Relevant authority is discussed at 22 ff., and is really quite relevant: the discussion shows among others great consideration of rule of law concerns, mutual trust between EU Member States and Council of Europe parties, and the relevance of applicable law in the assessment (at 22(5): ‘The Belgian Claim proceeds under harmonised EU law as set out in the Trade Mark Directive. It follows that the English court is in a better position to consider initial relevance of the documents to the issues in the Belgian Claim than would be the case were the claim to be one brought under domestic Belgian law’).’
Final conclusion is in favour of collateral use of a substantial amount of documents. It is worth copying Marsh CM’s reasons in full: at 60:
(1) The parties to this claim, and associated companies, are engaged in litigation on a very wide scale in many jurisdictions. They are part of very substantial businesses with equal resources. There is no suggestion that the application is oppressive.
(2) Although the legal basis for this claim and the Belgian Claim are markedly different, there are similarities between some of the issues that are engaged.
(3) The claimants have been able to satisfy the court that the majority of the documents they seek to use are likely to be relevant to the Belgian Claim. The interests of justice would therefore militate in favour of the claimants having an opportunity to obtain advice about their use in the Belgian Claim.
(4) Use of the documents to enable the second claimant to consider whether, having obtained advice, a claim against additional parties should be pursued is, to my mind, more compelling than use of documents in connection with the Belgian Claim. There are no risks of adversely affecting the existing proceedings. The court should be slow to stand in the way of a party who wishes to obtain advice about pursuing a lawful course of action.
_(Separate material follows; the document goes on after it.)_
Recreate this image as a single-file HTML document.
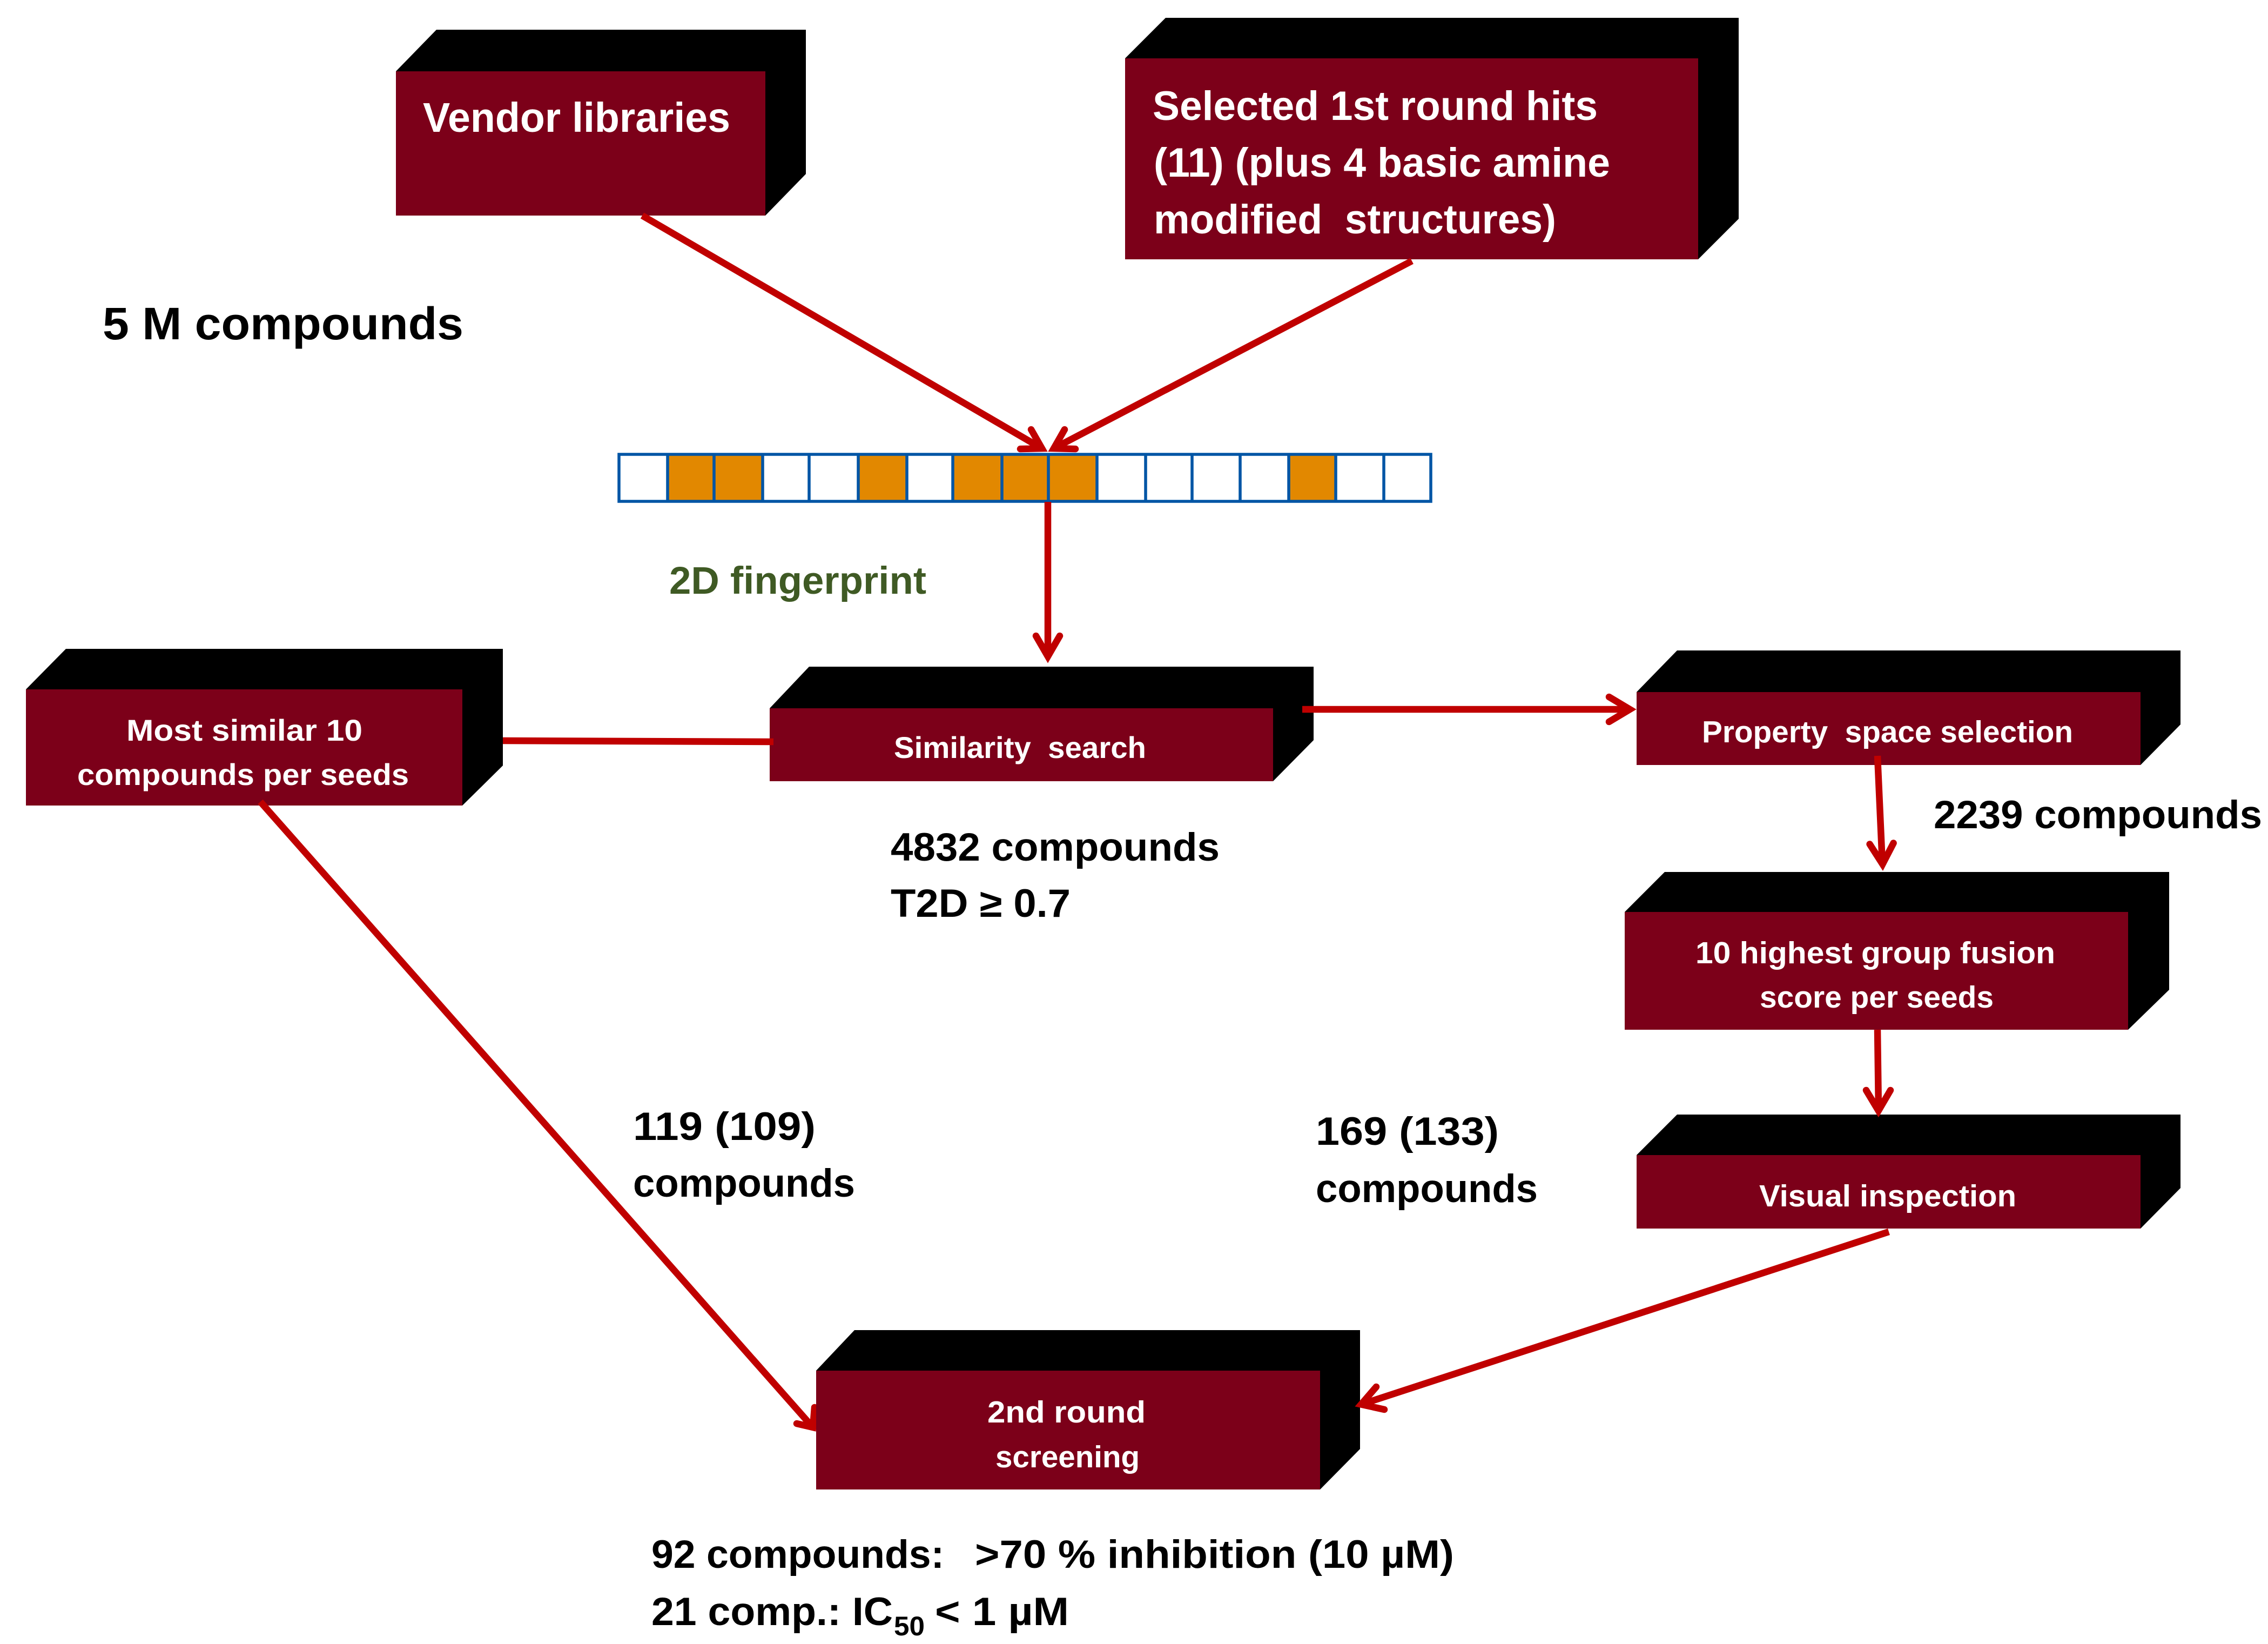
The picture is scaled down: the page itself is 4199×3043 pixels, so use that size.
<!DOCTYPE html>
<html><head><meta charset="utf-8"><style>
html,body{margin:0;padding:0;background:#fff}
svg{display:block}
text{font-family:"Liberation Sans",sans-serif;font-weight:bold;white-space:pre}
.w{fill:#fff}.k{fill:#000}
.f{fill:#7C0019}
.a{fill:none;stroke:#C00000;stroke-width:12.5;stroke-linecap:butt}
.h{fill:none;stroke:#C00000;stroke-width:12.5;stroke-linecap:round;stroke-linejoin:miter;stroke-miterlimit:20}
.c{stroke:#0055A5;stroke-width:5.5}
</style></head><body>
<svg xmlns="http://www.w3.org/2000/svg" width="4199" height="3043" viewBox="0 0 4199 3043">
<rect width="4199" height="3043" fill="#fff"/>

<!-- Vendor -->
<polygon points="733,132 808,55 1492,55 1492,322 1417,399 733,399" fill="#000"/>
<rect class="f" x="733" y="132" width="684" height="267"/>
<!-- Selected -->
<polygon points="2083,108 2158,33 3219,33 3219,405 3144,480 2083,480" fill="#000"/>
<rect class="f" x="2083" y="108" width="1061" height="372"/>
<!-- Most similar -->
<polygon points="48,1276 122,1201 931,1201 931,1417 856,1491 48,1491" fill="#000"/>
<rect class="f" x="48" y="1276" width="808" height="215"/>
<!-- Similarity -->
<polygon points="1425,1311 1498,1234 2432,1234 2432,1370 2357,1446 1425,1446" fill="#000"/>
<rect class="f" x="1425" y="1311" width="932" height="135"/>
<!-- Property -->
<polygon points="3030,1281 3105,1204 4037,1204 4037,1341 3963,1416 3030,1416" fill="#000"/>
<rect class="f" x="3030" y="1281" width="933" height="135"/>
<!-- Fusion -->
<polygon points="3008,1688 3082,1614 4016,1614 4016,1832 3940,1906 3008,1906" fill="#000"/>
<rect class="f" x="3008" y="1688" width="932" height="218"/>
<!-- Visual -->
<polygon points="3030,2138 3105,2063 4037,2063 4037,2199 3963,2274 3030,2274" fill="#000"/>
<rect class="f" x="3030" y="2138" width="933" height="136"/>

<!-- Fingerprint -->
<g fill="#E28800">
<rect x="1236" y="841" width="86" height="87"/><rect x="1322" y="841" width="90" height="87"/>
<rect x="1589" y="841" width="90" height="87"/>
<rect x="1764" y="841" width="91" height="87"/><rect x="1855" y="841" width="86" height="87"/><rect x="1941" y="841" width="90" height="87"/>
<rect x="2386" y="841" width="87" height="87"/>
</g>
<rect x="1146" y="841" width="1503" height="87" fill="none" class="c"/>
<g class="c">
<line x1="1236" y1="841" x2="1236" y2="928"/><line x1="1322" y1="841" x2="1322" y2="928"/><line x1="1412" y1="841" x2="1412" y2="928"/><line x1="1498" y1="841" x2="1498" y2="928"/><line x1="1589" y1="841" x2="1589" y2="928"/><line x1="1679" y1="841" x2="1679" y2="928"/><line x1="1764" y1="841" x2="1764" y2="928"/><line x1="1855" y1="841" x2="1855" y2="928"/><line x1="1941" y1="841" x2="1941" y2="928"/><line x1="2031" y1="841" x2="2031" y2="928"/><line x1="2121" y1="841" x2="2121" y2="928"/><line x1="2207" y1="841" x2="2207" y2="928"/><line x1="2296" y1="841" x2="2296" y2="928"/><line x1="2386" y1="841" x2="2386" y2="928"/><line x1="2473" y1="841" x2="2473" y2="928"/><line x1="2562" y1="841" x2="2562" y2="928"/>
</g>

<!-- Connectors -->
<line class="a" x1="1189" y1="399" x2="1929" y2="830"/>
<polyline class="h" points="1909,795 1929,830 1889,831"/>
<line class="a" x1="2614" y1="483" x2="1951" y2="830"/>
<polyline class="h" points="1971,795 1951,830 1991,831"/>
<line class="a" x1="1940" y1="929" x2="1940" y2="1215"/>
<polyline class="h" points="1918,1177 1940,1215 1962,1177"/>
<line class="a" x1="931" y1="1371" x2="1432" y2="1373"/>
<line class="a" x1="2411" y1="1313" x2="3017" y2="1313"/>
<polyline class="h" points="2979,1290 3017.5,1313 2979,1336"/>
<line class="a" x1="3476" y1="1399" x2="3485" y2="1599"/>
<polyline class="h" points="3505.6,1560.5 3485.4,1599.5 3461.6,1562.5"/>
<line class="a" x1="3476" y1="1906" x2="3478" y2="2056"/>
<polyline class="h" points="3500,2018 3477.8,2056 3455,2018"/>
<line class="a" x1="482" y1="1484" x2="1505" y2="2642"/>
<polyline class="h" points="1508,2605 1505,2642 1475,2635"/>

<!-- 2nd round box -->
<polygon points="1511,2537 1582,2462 2518,2462 2518,2682 2444,2757 1511,2757" fill="#000"/>
<rect class="f" x="1511" y="2537" width="933" height="220"/>

<line class="a" x1="3497" y1="2280" x2="2522" y2="2599"/>
<polyline class="h" points="2548,2567 2520,2599.5 2563,2609"/>

<!-- Box text -->
<g class="w">
<text x="783" y="244" font-size="77" textLength="569" lengthAdjust="spacingAndGlyphs">Vendor libraries</text>
<text x="2134" y="222" font-size="76" textLength="824" lengthAdjust="spacingAndGlyphs">Selected 1st round hits</text>
<text x="2136" y="327" font-size="76" textLength="845" lengthAdjust="spacingAndGlyphs">(11) (plus 4 basic amine</text>
<text x="2136" y="432" font-size="76" textLength="745" lengthAdjust="spacingAndGlyphs">modified  structures)</text>
<text x="234" y="1371" font-size="56" textLength="437" lengthAdjust="spacingAndGlyphs">Most similar 10</text>
<text x="143" y="1453" font-size="56" textLength="614" lengthAdjust="spacingAndGlyphs">compounds per seeds</text>
<text x="1655" y="1403" font-size="56" textLength="467" lengthAdjust="spacingAndGlyphs">Similarity  search</text>
<text x="3151" y="1374" font-size="57" textLength="687" lengthAdjust="spacingAndGlyphs">Property  space selection</text>
<text x="3139" y="1783" font-size="57" textLength="666" lengthAdjust="spacingAndGlyphs">10 highest group fusion</text>
<text x="3258" y="1865" font-size="57" textLength="433" lengthAdjust="spacingAndGlyphs">score per seeds</text>
<text x="3257" y="2233" font-size="57" textLength="476" lengthAdjust="spacingAndGlyphs">Visual inspection</text>
<text x="1828" y="2633" font-size="57" textLength="293" lengthAdjust="spacingAndGlyphs">2nd round</text>
<text x="1843" y="2716" font-size="57" textLength="267" lengthAdjust="spacingAndGlyphs">screening</text>
</g>

<!-- Free labels -->
<g class="k">
<text x="190" y="628" font-size="84" textLength="668" lengthAdjust="spacingAndGlyphs">5 M compounds</text>
<text x="1649" y="1593" font-size="73" textLength="609" lengthAdjust="spacingAndGlyphs">4832 compounds</text>
<text x="1649" y="1697" font-size="73" textLength="333" lengthAdjust="spacingAndGlyphs">T2D ≥ 0.7</text>
<text x="3580" y="1533" font-size="73" textLength="608" lengthAdjust="spacingAndGlyphs">2239 compounds</text>
<text x="1172" y="2110" font-size="73" textLength="338" lengthAdjust="spacingAndGlyphs">119 (109)</text>
<text x="1172" y="2215" font-size="73" textLength="411" lengthAdjust="spacingAndGlyphs">compounds</text>
<text x="2436" y="2119" font-size="73" textLength="339" lengthAdjust="spacingAndGlyphs">169 (133)</text>
<text x="2436" y="2225" font-size="73" textLength="411" lengthAdjust="spacingAndGlyphs">compounds</text>
<text x="1206" y="2902" font-size="73" textLength="542" lengthAdjust="spacingAndGlyphs">92 compounds:</text>
<text x="1805" y="2902" font-size="73" textLength="887" lengthAdjust="spacingAndGlyphs">&gt;70 % inhibition (10 µM)</text>
<text x="1206" y="3008" font-size="73" textLength="447" lengthAdjust="spacingAndGlyphs">21 comp.: IC</text>
<text x="1655" y="3027" font-size="50" textLength="57" lengthAdjust="spacingAndGlyphs">50</text>
<text x="1731" y="3008" font-size="73" textLength="248" lengthAdjust="spacingAndGlyphs">&lt; 1 µM</text>
</g>
<text x="1239" y="1099" font-size="71" fill="#3F5A24" textLength="476" lengthAdjust="spacingAndGlyphs">2D fingerprint</text>
</svg>
</body></html>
(5) There is now an agreed procedure for the orderly progress of the appeal in Brussels with the second claimant filing an additional brief followed by Sandoz Belgium. The disruption, if any, by the introduction of additional documents has been minimised.
(6) The number of documents the claimants seek to use is relatively small. Those that may be used in the Belgian Claim are not disproportionate in volume to what is at stake in those proceedings. There is no real danger that the Belgian Claim will be overwhelmed with additional documents even if all of them are deployed and Sandoz Belgium considers it is necessary to file additional documents to counter documents having been ‘cherry picked’ by the claimants.
(7) The difference of approach between litigation in England and Belgium is a factor, but one of limited weight. There is no suggestion that the use of documents obtained in disclosure is an abuse of this court’s process. The risk of the Belgian Court’s process being subverted by the introduction of disclosure documents is marginal, particularly bearing in mind the involvement of the Belgian lawyers and the procedure that has been agreed.
(8) I accept Mr Hickman’s submission in relation to the documents exhibited to Morris 7. The documents that are exhibited were extensively discussed in the witness statement which was read by the Deputy Judge. Although the claimants do not make an application for a declaration that they are permitted to use those documents as of right, the documents have been legitimately deployed for the purposes of an application heard in open court (subject only to the pro tem confidentiality order).
(9) It is not open to the Sandoz Defendants to say, and they have not submitted, that if the order permitting use of the documents is made, their position in the Belgian Claim is prejudiced, in the sense that the likelihood of them successfully prosecuting the claim and/or defending the counterclaim is reduced. The interests of justice require that material which is likely to be relevant should be permitted for proper purposes. A reduction in their prospects of success is an immaterial consideration in their favour and, if anything, it weighs in the balance in favour of the claimant.